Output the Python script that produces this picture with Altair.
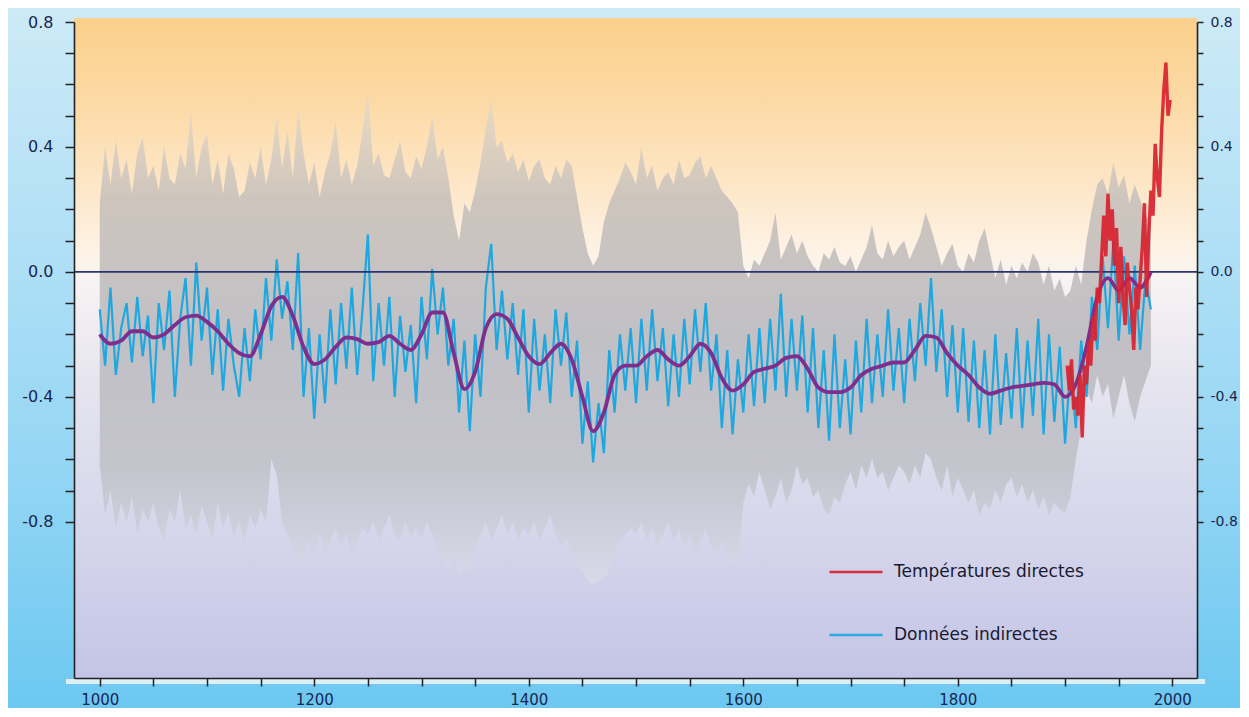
import altair as alt
import pandas as pd

# ---------------- data ----------------
RED_LABEL = "Températures directes"
BLUE_LABEL = "Données indirectes"

YEARS5 = list(range(1000, 1981, 5))
YEARS10 = list(range(1000, 1981, 10))
RED_YEARS = list(range(1902, 1999, 2))

# upper edge of the grey uncertainty band (5-year steps)
GREY_UPPER = [
    0.22, 0.40, 0.28, 0.42, 0.30, 0.36, 0.25, 0.38, 0.43, 0.30,
    0.34, 0.26, 0.40, 0.30, 0.28, 0.38, 0.33, 0.51, 0.30, 0.40,
    0.44, 0.28, 0.36, 0.25, 0.38, 0.33, 0.24, 0.26, 0.35, 0.30,
    0.40, 0.28, 0.36, 0.49, 0.33, 0.45, 0.30, 0.52, 0.38, 0.28,
    0.35, 0.24, 0.32, 0.38, 0.48, 0.30, 0.36, 0.28, 0.34, 0.45,
    0.58, 0.34, 0.38, 0.31, 0.30, 0.36, 0.42, 0.32, 0.30, 0.37,
    0.33, 0.40, 0.50, 0.36, 0.40, 0.30, 0.18, 0.10, 0.22, 0.19,
    0.26, 0.35, 0.46, 0.55, 0.40, 0.42, 0.35, 0.38, 0.32, 0.36,
    0.29, 0.34, 0.36, 0.30, 0.28, 0.34, 0.30, 0.36, 0.34, 0.24,
    0.14, 0.06, 0.02, 0.05, 0.16, 0.22, 0.26, 0.30, 0.35, 0.32,
    0.28, 0.40, 0.30, 0.34, 0.26, 0.30, 0.32, 0.28, 0.36, 0.30,
    0.31, 0.35, 0.37, 0.30, 0.34, 0.30, 0.26, 0.24, 0.22, 0.19,
    0.02, -0.02, 0.04, 0.02, 0.06, 0.10, 0.19, 0.04, 0.08, 0.12,
    0.06, 0.10, 0.05, 0.02, 0.00, 0.06, 0.04, 0.08, 0.03, 0.02,
    0.05, 0.00, 0.04, 0.08, 0.15, 0.06, 0.04, 0.10, 0.05, 0.08,
    0.10, 0.04, 0.08, 0.12, 0.19, 0.14, 0.08, 0.02, 0.06, 0.09,
    0.02, 0.00, 0.06, 0.03, 0.10, 0.14, 0.06, -0.02, 0.04, -0.04,
    0.02, -0.02, 0.03, 0.00, 0.06, 0.03, -0.04, 0.02, -0.06, -0.02,
    -0.08, -0.06, 0.02, -0.04, 0.10, 0.20, 0.28, 0.30, 0.25, 0.35,
    0.27, 0.31, 0.22, 0.28, 0.23, 0.18, 0.16,
]

# lower edge of the grey uncertainty band (5-year steps)
GREY_LOWER = [
    -0.62, -0.78, -0.70, -0.82, -0.74, -0.80, -0.72, -0.84, -0.76, -0.80,
    -0.74, -0.82, -0.86, -0.76, -0.80, -0.70, -0.82, -0.78, -0.84, -0.75,
    -0.80, -0.86, -0.74, -0.82, -0.77, -0.85, -0.80, -0.86, -0.78, -0.82,
    -0.76, -0.80, -0.60, -0.65, -0.80, -0.84, -0.88, -0.93, -0.90, -0.86,
    -0.92, -0.84, -0.90, -0.86, -0.82, -0.88, -0.84, -0.90, -0.86, -0.82,
    -0.84, -0.80, -0.86, -0.82, -0.78, -0.84, -0.86, -0.80, -0.85, -0.82,
    -0.86, -0.80, -0.84, -0.88, -0.92, -0.96, -0.90, -0.98, -0.94, -0.96,
    -0.90, -0.84, -0.80, -0.86, -0.82, -0.78, -0.84, -0.80, -0.86, -0.82,
    -0.84, -0.80, -0.86, -0.82, -0.78, -0.84, -0.88, -0.85, -0.90, -0.94,
    -0.96, -0.99, -1.00, -0.99, -0.98, -0.96, -0.90, -0.86, -0.84, -0.82,
    -0.84, -0.80, -0.86, -0.82, -0.88, -0.84, -0.80, -0.86, -0.82, -0.88,
    -0.84, -0.90, -0.86, -0.82, -0.88, -0.92, -0.86, -0.90, -0.94, -0.92,
    -0.74, -0.68, -0.72, -0.64, -0.70, -0.76, -0.72, -0.66, -0.74, -0.70,
    -0.62, -0.68, -0.66, -0.72, -0.70, -0.76, -0.78, -0.72, -0.74, -0.68,
    -0.64, -0.70, -0.62, -0.66, -0.60, -0.66, -0.64, -0.70, -0.66, -0.62,
    -0.64, -0.68, -0.62, -0.66, -0.58, -0.60, -0.66, -0.70, -0.62, -0.72,
    -0.66, -0.70, -0.74, -0.70, -0.78, -0.74, -0.76, -0.70, -0.74, -0.68,
    -0.66, -0.72, -0.68, -0.74, -0.70, -0.76, -0.72, -0.78, -0.74, -0.76,
    -0.77, -0.72, -0.60, -0.50, -0.38, -0.42, -0.33, -0.40, -0.36, -0.47,
    -0.40, -0.33, -0.42, -0.48, -0.40, -0.35, -0.30,
]

# proxy reconstruction (blue, 5-year steps)
PROXY = [
    -0.12, -0.30, -0.05, -0.33, -0.18, -0.10, -0.29, -0.08, -0.27, -0.14,
    -0.42, -0.10, -0.25, -0.06, -0.40, -0.15, -0.02, -0.30, 0.03, -0.22,
    -0.05, -0.33, -0.12, -0.38, -0.15, -0.30, -0.40, -0.18, -0.35, -0.12,
    -0.28, -0.02, -0.22, 0.04, -0.15, -0.03, -0.25, 0.06, -0.40, -0.18,
    -0.47, -0.20, -0.42, -0.12, -0.36, -0.10, -0.31, -0.05, -0.33, -0.12,
    0.12, -0.35, -0.10, -0.30, -0.08, -0.40, -0.14, -0.32, -0.17, -0.42,
    -0.08, -0.28, 0.01, -0.20, -0.05, -0.30, -0.15, -0.45, -0.22, -0.51,
    -0.20, -0.40, -0.05, 0.09, -0.25, -0.06, -0.28, -0.10, -0.33, -0.12,
    -0.45, -0.15, -0.38, -0.20, -0.42, -0.12, -0.30, -0.13, -0.40, -0.22,
    -0.55, -0.35, -0.61, -0.42, -0.58, -0.25, -0.45, -0.20, -0.38, -0.18,
    -0.42, -0.15, -0.38, -0.12, -0.35, -0.18, -0.43, -0.20, -0.40, -0.15,
    -0.36, -0.12, -0.32, -0.10, -0.38, -0.20, -0.50, -0.25, -0.52, -0.28,
    -0.45, -0.20, -0.43, -0.18, -0.42, -0.15, -0.38, -0.07, -0.40, -0.15,
    -0.38, -0.14, -0.45, -0.18, -0.50, -0.25, -0.54, -0.20, -0.50, -0.28,
    -0.52, -0.22, -0.45, -0.15, -0.42, -0.20, -0.40, -0.12, -0.38, -0.18,
    -0.42, -0.15, -0.35, -0.10, -0.30, -0.02, -0.32, -0.12, -0.40, -0.17,
    -0.45, -0.18, -0.48, -0.22, -0.50, -0.25, -0.52, -0.20, -0.49, -0.26,
    -0.47, -0.18, -0.50, -0.22, -0.46, -0.15, -0.52, -0.20, -0.48, -0.24,
    -0.55, -0.30, -0.50, -0.22, -0.40, -0.08, -0.25, 0.05, -0.18, 0.10,
    -0.22, 0.05, -0.20, 0.02, -0.25, -0.02, -0.12,
]

# smoothed curve (purple, 10-year steps)
SMOOTH = [
    -0.20, -0.23, -0.22, -0.19, -0.19, -0.21, -0.20, -0.17, -0.145, -0.14,
    -0.16, -0.19, -0.23, -0.26, -0.27, -0.20, -0.11, -0.08, -0.14, -0.24,
    -0.295, -0.28, -0.24, -0.21, -0.215, -0.23, -0.225, -0.205, -0.23, -0.25,
    -0.20, -0.13, -0.13, -0.26, -0.375, -0.32, -0.18, -0.135, -0.15, -0.21,
    -0.27, -0.295, -0.26, -0.23, -0.28, -0.40, -0.51, -0.45, -0.33, -0.30,
    -0.30, -0.27, -0.25, -0.28, -0.30, -0.27, -0.23, -0.26, -0.34, -0.38,
    -0.36, -0.32, -0.31, -0.30, -0.275, -0.27, -0.31, -0.37, -0.385, -0.385,
    -0.37, -0.33, -0.31, -0.30, -0.29, -0.29, -0.25, -0.205, -0.21, -0.26,
    -0.30, -0.33, -0.37, -0.39, -0.38, -0.37, -0.365, -0.36, -0.355, -0.36,
    -0.40, -0.36, -0.24, -0.08, -0.02, -0.06, -0.02, -0.05, 0.00,
]

# instrumental record (red, 2-year steps)
INSTRUMENTAL = [
    -0.30, -0.38, -0.28, -0.44, -0.40, -0.46, -0.33, -0.53, -0.30, -0.36,
    -0.22, -0.30, -0.14, -0.22, -0.05, -0.10, 0.04, 0.18, 0.05, 0.25,
    0.10, 0.20, 0.02, 0.14, -0.10, 0.08, -0.08, -0.17, 0.03, -0.05,
    -0.12, -0.25, -0.05, -0.12, -0.02, 0.08, 0.22, -0.08, 0.12, 0.26,
    0.18, 0.41, 0.30, 0.24, 0.45, 0.58, 0.67, 0.50, 0.55,
]

Y_TICKS = [round(-0.8 + 0.1 * i, 1) for i in range(17)]
X_TICKS = list(range(1000, 2001, 50))

df_band = pd.DataFrame({"year": YEARS5, "upper": GREY_UPPER, "lower": GREY_LOWER})
df_blue = pd.DataFrame({"year": YEARS5, "value": PROXY, "series": BLUE_LABEL})
df_purple = pd.DataFrame({"year": YEARS10, "value": SMOOTH})
df_red = pd.DataFrame({"year": RED_YEARS, "value": INSTRUMENTAL, "series": RED_LABEL})
df_zero = pd.DataFrame({"value": [0.0]})
df_one = pd.DataFrame({"k": [0]})

# ---------------- layout ----------------
PW, PH = 1123, 656
PAD = {"left": 66, "top": 14, "right": 43, "bottom": 30}
FONT = "DejaVu Sans"
INK = "#1a2650"

xscale = alt.Scale(domain=[976, 2023], nice=False, zero=False)
yscale = alt.Scale(domain=[-1.3, 0.8], nice=False, zero=False)

xaxis = alt.Axis(
    values=X_TICKS,
    labelExpr="datum.value % 200 == 0 ? '' + datum.value : ''",
    tickSize=8, tickWidth=1.5, tickColor="#222",
    domainColor="#222", domainWidth=1.6,
    labelFont=FONT, labelFontSize=15, labelColor=INK, labelPadding=6,
    labelOverlap=False, labelFlush=False, grid=False, title=None, zindex=2,
)

Y_LABEL = (
    "abs(round(datum.value * 10)) % 4 == 0 ? "
    "(datum.value < 0 ? '-' + format(-datum.value, '.1f') : format(datum.value, '.1f')) : ''"
)


def yaxis(orient, tick, pad, size):
    return alt.Axis(
        orient=orient,
        values=Y_TICKS,
        labelExpr=Y_LABEL,
        tickSize=tick, tickWidth=1.5, tickColor="#222",
        domainColor="#222", domainWidth=1.6,
        labelFont=FONT, labelFontSize=size, labelColor=INK, labelPadding=pad,
        labelOverlap=False, grid=False, title=None, zindex=2,
    )


X = alt.X("year:Q", scale=xscale, axis=xaxis)

outer_bg = alt.Chart(df_one).mark_rect(
    color=alt.Gradient(
        gradient="linear", x1=0, x2=0, y1=0, y2=1,
        stops=[
            alt.GradientStop(color="#cdeaf6", offset=0),
            alt.GradientStop(color="#b4e1f6", offset=0.3),
            alt.GradientStop(color="#95d6f4", offset=0.65),
            alt.GradientStop(color="#6cc8f1", offset=1),
        ],
    )
).encode(
    x=alt.value(-PAD["left"]), x2=alt.value(PW + PAD["right"]),
    y=alt.value(-PAD["top"]), y2=alt.value(PH + PAD["bottom"]),
)

plot_bg = alt.Chart(df_one).mark_rect(
    color=alt.Gradient(
        gradient="linear", x1=0, x2=0, y1=0, y2=1,
        stops=[
            alt.GradientStop(color="#fbd08c", offset=0),
            alt.GradientStop(color="#fcd79f", offset=0.1),
            alt.GradientStop(color="#fde6c6", offset=0.25),
            alt.GradientStop(color="#fdf3e7", offset=0.36),
            alt.GradientStop(color="#f6f3f3", offset=0.40),
            alt.GradientStop(color="#e5e4ef", offset=0.56),
            alt.GradientStop(color="#d4d4eb", offset=0.8),
            alt.GradientStop(color="#c4c5e6", offset=1),
        ],
    )
).encode(x=alt.value(0), x2=alt.value(PW), y=alt.value(-4), y2=alt.value(PH))

strip = alt.Chart(df_one).mark_rect(color="#dcf0f6").encode(
    x=alt.value(-8), x2=alt.value(PW + 8), y=alt.value(PH + 1), y2=alt.value(PH + 6)
)

band = alt.Chart(df_band).mark_area(
    color=alt.Gradient(
        gradient="linear", x1=0, x2=0, y1=0, y2=1,
        stops=[
            alt.GradientStop(color="#eadbc6", offset=0),
            alt.GradientStop(color="#c9c2bb", offset=0.22),
            alt.GradientStop(color="#bdbcc1", offset=0.5),
            alt.GradientStop(color="#c2c2ca", offset=0.76),
            alt.GradientStop(color="#d9d9ea", offset=1),
        ],
    ),
    opacity=0.92,
).encode(
    x=X,
    y=alt.Y("upper:Q", scale=yscale, axis=yaxis("left", 9, 12, 16)),
    y2="lower:Q",
)

color = alt.Color(
    "series:N",
    scale=alt.Scale(domain=[RED_LABEL, BLUE_LABEL], range=["#d8222e", "#1fa8e0"]),
    legend=alt.Legend(
        orient="none", legendX=754, legendY=522, title=None,
        symbolType="stroke", symbolSize=2809, symbolStrokeWidth=2.5,
        labelFont=FONT, labelFontSize=17, labelColor="#1a1a30",
        labelOffset=10, labelLimit=400, rowPadding=27, padding=0,
    ),
)

blue = alt.Chart(df_blue).mark_line(strokeWidth=2.2).encode(
    x=X, y=alt.Y("value:Q", scale=yscale, axis=None), color=color
)

zero = alt.Chart(df_zero).mark_rule(color="#2b3372", strokeWidth=1.6).encode(
    y=alt.Y("value:Q", scale=yscale, axis=yaxis("right", 6, 7, 14))
)

purple = alt.Chart(df_purple).mark_line(
    color="#7e2f8e", strokeWidth=3.8, interpolate="monotone"
).encode(x=X, y=alt.Y("value:Q", scale=yscale, axis=None))

red = alt.Chart(df_red).mark_line(strokeWidth=3.4, opacity=0.92).encode(
    x=X, y=alt.Y("value:Q", scale=yscale, axis=None), color=color
)

chart = (
    alt.layer(outer_bg, plot_bg, strip, band, blue, zero, purple, red)
    .resolve_scale(y="independent")
    .properties(
        width=PW, height=PH,
        autosize=alt.AutoSizeParams(type="none"),
        padding=PAD,
        background="#9fd9f4",
    )
    .configure_view(strokeWidth=0)
)

chart.save("out.html", embed_options={"renderer": "svg", "actions": False})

::::

Repeat only what lies between the start of the data and the end of the line containing "RED_YEARS = list(range(1902, 1999, 2))", exactly, with pictures left out.

Output the Python script that produces this picture with Altair.
import altair as alt
import pandas as pd

# ---------------- data ----------------
RED_LABEL = "Températures directes"
BLUE_LABEL = "Données indirectes"

YEARS5 = list(range(1000, 1981, 5))
YEARS10 = list(range(1000, 1981, 10))
RED_YEARS = list(range(1902, 1999, 2))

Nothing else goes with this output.